------ DATASET EXCERPT ------

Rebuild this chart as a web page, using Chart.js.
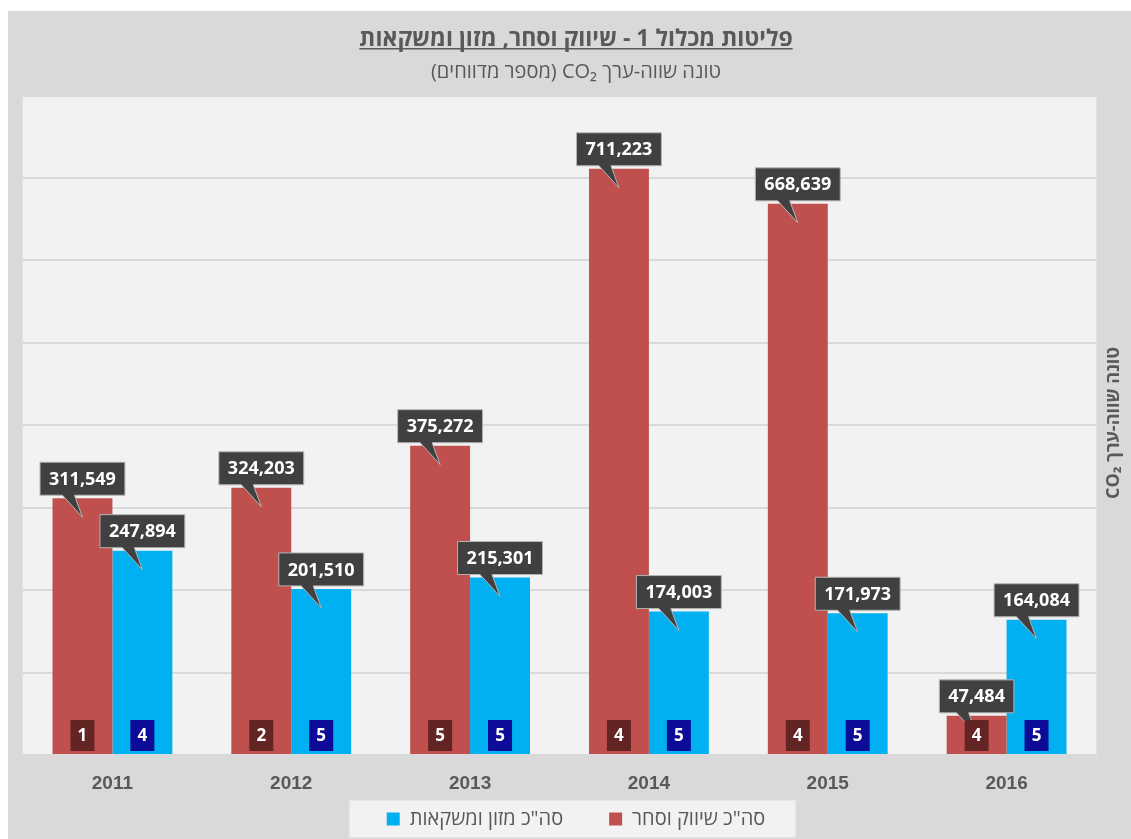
<!DOCTYPE html>
<html><head><meta charset="utf-8">
<script src="https://cdn.jsdelivr.net/npm/chart.js@4.4.1/dist/chart.umd.min.js"></script>
<style>
html,body{margin:0;padding:0;background:#fff;overflow:hidden;width:1131px;height:839px}
#wrap{position:absolute;left:8px;top:11px;width:1123px;height:828px;background:#d9d9d9}
</style></head><body>
<div id="wrap"><canvas id="c" dir="rtl"></canvas></div>
<script>
const years = ['2011','2012','2013','2014','2015','2016'];
const tradeValues = [311549, 324203, 375272, 711223, 668639, 47484];
const foodValues = [247894, 201510, 215301, 174003, 171973, 164084];
const tradeReporters = [1, 2, 5, 4, 4, 4];
const foodReporters = [4, 5, 5, 5, 5, 5];
const seriesNames = ['סה"כ שיווק וסחר', 'סה"כ מזון ומשקאות'];
const titleText = 'פליטות מכלול 1 - שיווק וסחר, מזון ומשקאות';
const subtitleText = 'טונה שווה-ערך CO₂ (מספר מדווחים)';
const yAxisTitle = 'טונה שווה-ערך CO₂';
const yMin = 0, yMax = 800000, yStep = 100000;

const barColors = ['#c0504d', '#00b0f0'];
const countColors = ['#632523', '#0c0c99'];
const reporters = [tradeReporters, foodReporters];
const TXT = '#595959';
const FONT = '"Open Sans", "Liberation Sans", sans-serif';

const decor = {
  id: 'decor',
  beforeDraw(chart) {
    const {ctx, chartArea: a} = chart;
    ctx.save();
    ctx.fillStyle = '#f2f2f2';
    ctx.fillRect(a.left, a.top, a.right - a.left, a.bottom - a.top);
    ctx.strokeStyle = '#e2e2e2'; ctx.lineWidth = 1;
    ctx.strokeRect(a.left - 0.5, a.top - 0.5, a.right - a.left + 1, a.bottom - a.top + 1);
    const lg = chart.legend;
    if (lg && lg.legendHitBoxes && lg.legendHitBoxes.length) {
      let l = Infinity, r = -Infinity, t = Infinity, b = -Infinity;
      lg.legendHitBoxes.forEach(h => {
        l = Math.min(l, h.left); r = Math.max(r, h.left + h.width);
        t = Math.min(t, h.top); b = Math.max(b, h.top + h.height);
      });
      ctx.fillStyle = '#f2f2f2';
      ctx.fillRect(l - 37, t - 8, r - l + 67, b - t + 16);
      ctx.strokeStyle = '#e6e6e6';
      ctx.strokeRect(l - 37.5, t - 8.5, r - l + 68, b - t + 17);
    }
    ctx.restore();
  },
  afterDatasetsDraw(chart) {
    const ctx = chart.ctx;
    ctx.save();
    ctx.direction = 'ltr';
    ctx.textAlign = 'center';
    ctx.textBaseline = 'middle';
    ctx.font = 'bold 18px ' + FONT;
    [0, 1].forEach(di => {
      const meta = chart.getDatasetMeta(di);
      meta.data.forEach((bar, i) => {
        const v = chart.data.datasets[di].data[i];
        const txt = v.toLocaleString('en-US');
        const tw = ctx.measureText(txt).width;
        const w = tw + 18, h = 33;
        const cx = bar.x, bx = cx - w / 2, bb = bar.y - 3, bt = bb - h;
        ctx.beginPath();
        ctx.moveTo(bx, bt); ctx.lineTo(bx + w, bt); ctx.lineTo(bx + w, bb);
        ctx.lineTo(cx - 8, bb); ctx.lineTo(cx, bar.y + 19); ctx.lineTo(cx - 20, bb);
        ctx.lineTo(bx, bb); ctx.closePath();
        ctx.fillStyle = '#404040'; ctx.fill();
        ctx.strokeStyle = '#b4b4b4'; ctx.lineWidth = 1; ctx.stroke();
        ctx.fillStyle = '#ffffff';
        ctx.fillText(txt, cx, bt + h / 2 + 1);
      });
    });
    ctx.font = 'bold 17px ' + FONT;
    [0, 1].forEach(di => {
      const meta = chart.getDatasetMeta(di);
      meta.data.forEach((bar, i) => {
        const cx = bar.x, bottom = bar.base - 3;
        ctx.fillStyle = countColors[di];
        ctx.fillRect(cx - 12, bottom - 31, 24, 31);
        ctx.fillStyle = '#ffffff';
        ctx.fillText(String(reporters[di][i]), cx, bottom - 15);
      });
    });
    ctx.restore();
  },
  afterDraw(chart) {
    const ctx = chart.ctx;
    ctx.save();
    ctx.font = 'bold 23px ' + FONT;
    ctx.direction = 'rtl';
    const tw = ctx.measureText(titleText).width;
    const tb = chart.titleBlock;
    const cx = (tb.left + tb.right) / 2;
    const cy = tb.top + 15 + 13.8 + 9;
    ctx.strokeStyle = TXT; ctx.lineWidth = 1.5;
    ctx.beginPath(); ctx.moveTo(cx - tw / 2, cy); ctx.lineTo(cx + tw / 2, cy); ctx.stroke();
    ctx.translate(1106, 412);
    ctx.rotate(-Math.PI / 2);
    ctx.font = 'bold 18px ' + FONT;
    ctx.fillStyle = TXT;
    ctx.textAlign = 'center';
    ctx.textBaseline = 'middle';
    ctx.fillText(yAxisTitle, 0, 0);
    ctx.restore();
  }
};

new Chart(document.getElementById('c'), {
  type: 'bar',
  data: {
    labels: years,
    datasets: [
      {label: seriesNames[0], data: tradeValues, backgroundColor: barColors[0]},
      {label: seriesNames[1], data: foodValues, backgroundColor: barColors[1]}
    ]
  },
  options: {
    responsive: true,
    maintainAspectRatio: false,
    devicePixelRatio: 1,
    animation: false,
    events: [],
    layout: {padding: {left: 15, right: 2, top: 0, bottom: 0}},
    datasets: {bar: {barPercentage: 1, categoryPercentage: 0.67}},
    scales: {
      x: {
        grid: {display: false, drawTicks: false},
        border: {display: false},
        ticks: {color: TXT, font: {family: '"Liberation Sans", Arial, sans-serif', size: 19, weight: 'bold'}, padding: 17},
        afterFit(s) { s.height = 38; }
      },
      y: {
        position: 'right',
        min: yMin, max: yMax,
        ticks: {display: false, stepSize: yStep},
        grid: {color: '#d9d9d9', lineWidth: 2, drawTicks: false},
        border: {display: false},
        afterFit(s) { s.width = 33; }
      }
    },
    plugins: {
      tooltip: {enabled: false},
      title: {
        display: true, text: titleText, color: TXT,
        font: {family: FONT, size: 23, weight: 'bold'},
        padding: {top: 15, bottom: 7}
      },
      subtitle: {
        display: true, text: subtitleText, color: TXT,
        font: {family: FONT, size: 20, weight: 'normal'},
        padding: {top: 0, bottom: 11}
      },
      legend: {
        position: 'bottom',
        reverse: true,
        labels: {
          color: TXT, font: {family: FONT, size: 20},
          boxWidth: 13, boxHeight: 13, padding: 16,
          generateLabels(chart) {
            const items = Chart.defaults.plugins.legend.labels.generateLabels(chart);
            items.forEach(it => { if (it.datasetIndex === 1) it.text = '\u2002\u2002\u2002' + it.text; });
            return items;
          }
        }
      }
    }
  },
  plugins: [decor]
});
</script>
</body></html>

------

DIRECTION:
Your task is to return the lines above, from the first one up to and including the line containing "const yMin = 0, yMax", minus any pictures.

THE ANSWER:
Rebuild this chart as a web page, using Chart.js.
<!DOCTYPE html>
<html><head><meta charset="utf-8">
<script src="https://cdn.jsdelivr.net/npm/chart.js@4.4.1/dist/chart.umd.min.js"></script>
<style>
html,body{margin:0;padding:0;background:#fff;overflow:hidden;width:1131px;height:839px}
#wrap{position:absolute;left:8px;top:11px;width:1123px;height:828px;background:#d9d9d9}
</style></head><body>
<div id="wrap"><canvas id="c" dir="rtl"></canvas></div>
<script>
const years = ['2011','2012','2013','2014','2015','2016'];
const tradeValues = [311549, 324203, 375272, 711223, 668639, 47484];
const foodValues = [247894, 201510, 215301, 174003, 171973, 164084];
const tradeReporters = [1, 2, 5, 4, 4, 4];
const foodReporters = [4, 5, 5, 5, 5, 5];
const seriesNames = ['סה"כ שיווק וסחר', 'סה"כ מזון ומשקאות'];
const titleText = 'פליטות מכלול 1 - שיווק וסחר, מזון ומשקאות';
const subtitleText = 'טונה שווה-ערך CO₂ (מספר מדווחים)';
const yAxisTitle = 'טונה שווה-ערך CO₂';
const yMin = 0, yMax = 800000, yStep = 100000;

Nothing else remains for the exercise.